Para volver a Marx: si el autor de El capital escribió (junto a Friedrich Engels) que los sometidos del mundo solo podrían liberarse de su yugo “derrocando por la violencia todo el orden social existente”, es evidente que este uso abstracto e inofensivo de los “plenos derechos” y “la fuerza” que Sadin tiene en mente como acción contra la “intención hegemónica” del poder tecnológico no provocaría nada más que buenas intenciones.
Entonces, ¿debe la filosofía resolver los problemas de la vida?

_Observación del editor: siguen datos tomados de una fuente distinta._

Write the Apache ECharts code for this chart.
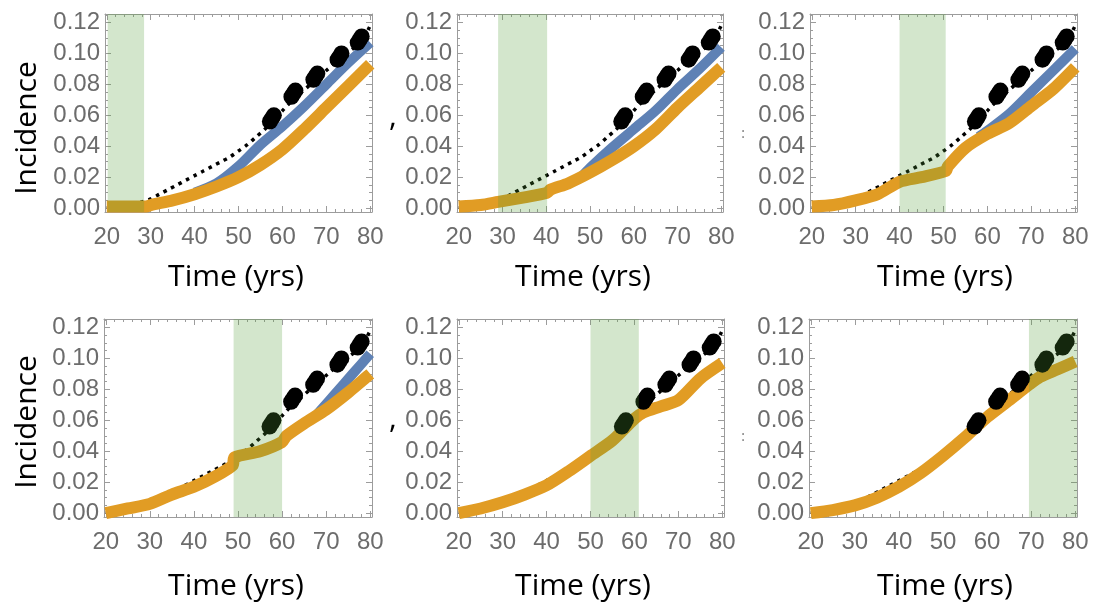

Si la crítica, la voluntad y el poder de manifestar nuestro rechazo son, como escribe Sadin, algunos de los componentes de la “potencia humana que nos constituye”, la confusión entre una filosofía dispuesta a entender de manera adulta la realidad y otra filosofía que intensifica el temor para ofrecer soluciones estériles resulta peligrosa. La pregunta acerca de si la filosofía debería resolver los problemas de la vida, por lo tanto, es una parte sensible del “triste y mórbido conformismo” en el que somos arriados por la sociedad actual.
En este sentido, la acusación contra la ecologista Greta Thunberg, a la que Sadin describe como alguien dedicada en sus redes sociales a formular “denuncias rotundas y buenas intenciones bastante desconcertantes”, ¿no podría aplicarse a las ideas del propio Sadin? ¿No es su filosofía la que pretende cambiar la pasividad humana frente a una rotunda “lógica económica salvaje que mutila cuerpos e infesta el planeta” con un desconcertante “buen equilibrio moral, relacional y material establecido en el seno de cada entidad”?
Una parte del mundo tecnológico que Sadin describe, mientras tanto, continúa su marcha. En el ámbito laboral, prácticamente todos los mensajes que inician, desarrollan y dan por concluidos nuestros intercambios comerciales son el resultado de operaciones algorítmicas. Y en la medida en que la Inteligencia Artificial se instale en áreas como el periodismo, incluso los artículos que leeremos para conocer lo que sucede formarán parte del mismo juego de reglas.
“Al negar la singularidad y la integridad de las personas, esto contribuye a generar en muchas de ellas cada vez más desorientación, sensación de invisibilidad y tristeza”, indica Éric Sadin. Sin embargo, es él mismo quien añade que toda esta “maquinaria retórica” se despliega sin que aun seamos conscientes de los efectos que produce, sin que se la contradiga en serio y sin señalar sus auténticos objetivos.